═══ Provided data
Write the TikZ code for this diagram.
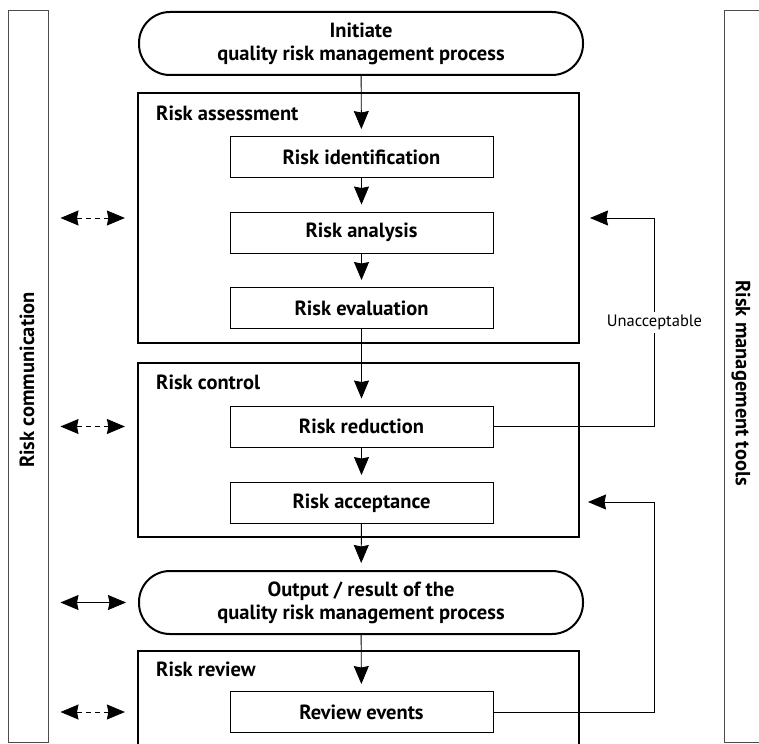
\documentclass[tikz,border=0pt]{standalone}
\usepackage{fontspec}
\setmainfont{PT Sans}
\usetikzlibrary{arrows.meta, positioning}
\tikzset{
	stepbox/.style={draw, rectangle, line width=0.9pt, inner sep=2pt, minimum width=263pt, minimum height=41pt, font=\bfseries\fontsize{20.5}{23}\selectfont},
	terminal/.style={draw, rectangle, rounded corners=31pt, line width=2pt, minimum width=444pt, minimum height=63pt, inner sep=1pt, align=center, font=\bfseries\fontsize{20.5}{23}\selectfont},
	phase/.style={draw, rectangle, line width=2.2pt, minimum width=441pt},
	% titles in the top left corner of the phases
	phaselabel/.style={anchor=north west, inner sep=0pt, font=\bfseries\fontsize{20.5}{23}\selectfont},
	sidebar/.style={draw=black!70, rectangle, line width=1pt, minimum width=40pt, minimum height=731pt},
	sidetext/.style={font=\bfseries\fontsize{20.5}{23}\selectfont},
	talk/.style={<->, shorten <=12pt, shorten >=12pt},
}

\begin{document}
\begin{tikzpicture}[x=1pt, y=-1pt, node distance=75.5pt]
		\useasboundingbox (0,0) rectangle (759,743);
		
		\node (comm) [sidebar] at (28,376.5) {};
		\node (commtext) [sidetext, rotate=90] at (27,380) {Risk communication};
		\node (tools) [sidebar] at (744,376.5) {};
		\node (toolstext) [sidetext, rotate=-90] at (741,383) {Risk management tools};
		
		\node (assess) [phase, minimum height=250pt] at (358.5,218) {};
		\node (control) [phase, minimum height=174pt] at (358.5,450) {};
		\node (review) [phase, minimum height=149pt] at (358.5,725.5) {};
		\node (assesslbl) [phaselabel] at (156,106) {Risk assessment};
		\node (controllbl) [phaselabel] at (156,375) {Risk control};
		\node (reviewlbl) [phaselabel] at (156,662) {Risk review};
		
		\node (init) [terminal] at (361,43.5) {Initiate\\quality risk management process};
		
		\node (ident) [stepbox] at (361.5,157) {Risk identification};
		\node (analysis) [stepbox, below of=ident] {Risk analysis};
		\node (evaluation) [stepbox, below of=analysis] {Risk evaluation};
		
		\node (reduction) [stepbox] at (361.5,426.5) {Risk reduction};
		\node (acceptance) [stepbox, below of=reduction, yshift=-1pt] {Risk acceptance};
		
		\node (output) [terminal] at (361,602.5) {Output / result of the\\quality risk management process};
		\node (events) [stepbox] at (361.5,712) {Review events};
		
		\coordinate (back1) at (590,218);
		\coordinate (back2) at (588,502);
		
		\begin{scope}[line width=0.9pt, black, ->, >={Stealth[length=18pt, width=15pt, inset=1.5pt]}]
			\draw[shorten >=7pt] (init) -- (ident);
			\draw[shorten >=7pt] (ident) -- (analysis);
			\draw[shorten >=7pt] (analysis) -- (evaluation);
			\draw[shorten >=7pt] (evaluation) -- (reduction);
			\draw[shorten >=7pt] (reduction) -- (acceptance);
			\draw[shorten >=7pt] (acceptance) -- (output);
			\draw[shorten >=7pt] (output) -- (events);
			
			\draw (reduction.east) -- ++(161,0) |- node[pos=0.25, fill=white, inner sep=3pt, font=\fontsize{16.5}{19}\selectfont] {Unacceptable} (back1);
			\draw (events.east) -- ++(161,0) |- (back2);
			
			\draw[talk, dash pattern=on 5pt off 4pt] (comm.east |- assess) -- (assess.west);
			\draw[talk, dash pattern=on 5pt off 4pt] (comm.east |- reduction) -- (control.west |- reduction);
			\draw[talk] (comm.east |- output) -- (output.west);
			\draw[talk, dash pattern=on 5pt off 4pt] (comm.east |- events) -- (review.west |- events);
		\end{scope}
	\end{tikzpicture}
\end{document}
══════
* Directive:
Each line of the data is to be duplicated exactly; pictures stay out of the copy.

* Full output:
Write the TikZ code for this diagram.
\documentclass[tikz,border=0pt]{standalone}
\usepackage{fontspec}
\setmainfont{PT Sans}
\usetikzlibrary{arrows.meta, positioning}
\tikzset{
	stepbox/.style={draw, rectangle, line width=0.9pt, inner sep=2pt, minimum width=263pt, minimum height=41pt, font=\bfseries\fontsize{20.5}{23}\selectfont},
	terminal/.style={draw, rectangle, rounded corners=31pt, line width=2pt, minimum width=444pt, minimum height=63pt, inner sep=1pt, align=center, font=\bfseries\fontsize{20.5}{23}\selectfont},
	phase/.style={draw, rectangle, line width=2.2pt, minimum width=441pt},
	% titles in the top left corner of the phases
	phaselabel/.style={anchor=north west, inner sep=0pt, font=\bfseries\fontsize{20.5}{23}\selectfont},
	sidebar/.style={draw=black!70, rectangle, line width=1pt, minimum width=40pt, minimum height=731pt},
	sidetext/.style={font=\bfseries\fontsize{20.5}{23}\selectfont},
	talk/.style={<->, shorten <=12pt, shorten >=12pt},
}

\begin{document}
\begin{tikzpicture}[x=1pt, y=-1pt, node distance=75.5pt]
		\useasboundingbox (0,0) rectangle (759,743);
		
		\node (comm) [sidebar] at (28,376.5) {};
		\node (commtext) [sidetext, rotate=90] at (27,380) {Risk communication};
		\node (tools) [sidebar] at (744,376.5) {};
		\node (toolstext) [sidetext, rotate=-90] at (741,383) {Risk management tools};
		
		\node (assess) [phase, minimum height=250pt] at (358.5,218) {};
		\node (control) [phase, minimum height=174pt] at (358.5,450) {};
		\node (review) [phase, minimum height=149pt] at (358.5,725.5) {};
		\node (assesslbl) [phaselabel] at (156,106) {Risk assessment};
		\node (controllbl) [phaselabel] at (156,375) {Risk control};
		\node (reviewlbl) [phaselabel] at (156,662) {Risk review};
		
		\node (init) [terminal] at (361,43.5) {Initiate\\quality risk management process};
		
		\node (ident) [stepbox] at (361.5,157) {Risk identification};
		\node (analysis) [stepbox, below of=ident] {Risk analysis};
		\node (evaluation) [stepbox, below of=analysis] {Risk evaluation};
		
		\node (reduction) [stepbox] at (361.5,426.5) {Risk reduction};
		\node (acceptance) [stepbox, below of=reduction, yshift=-1pt] {Risk acceptance};
		
		\node (output) [terminal] at (361,602.5) {Output / result of the\\quality risk management process};
		\node (events) [stepbox] at (361.5,712) {Review events};
		
		\coordinate (back1) at (590,218);
		\coordinate (back2) at (588,502);
		
		\begin{scope}[line width=0.9pt, black, ->, >={Stealth[length=18pt, width=15pt, inset=1.5pt]}]
			\draw[shorten >=7pt] (init) -- (ident);
			\draw[shorten >=7pt] (ident) -- (analysis);
			\draw[shorten >=7pt] (analysis) -- (evaluation);
			\draw[shorten >=7pt] (evaluation) -- (reduction);
			\draw[shorten >=7pt] (reduction) -- (acceptance);
			\draw[shorten >=7pt] (acceptance) -- (output);
			\draw[shorten >=7pt] (output) -- (events);
			
			\draw (reduction.east) -- ++(161,0) |- node[pos=0.25, fill=white, inner sep=3pt, font=\fontsize{16.5}{19}\selectfont] {Unacceptable} (back1);
			\draw (events.east) -- ++(161,0) |- (back2);
			
			\draw[talk, dash pattern=on 5pt off 4pt] (comm.east |- assess) -- (assess.west);
			\draw[talk, dash pattern=on 5pt off 4pt] (comm.east |- reduction) -- (control.west |- reduction);
			\draw[talk] (comm.east |- output) -- (output.west);
			\draw[talk, dash pattern=on 5pt off 4pt] (comm.east |- events) -- (review.west |- events);
		\end{scope}
	\end{tikzpicture}
\end{document}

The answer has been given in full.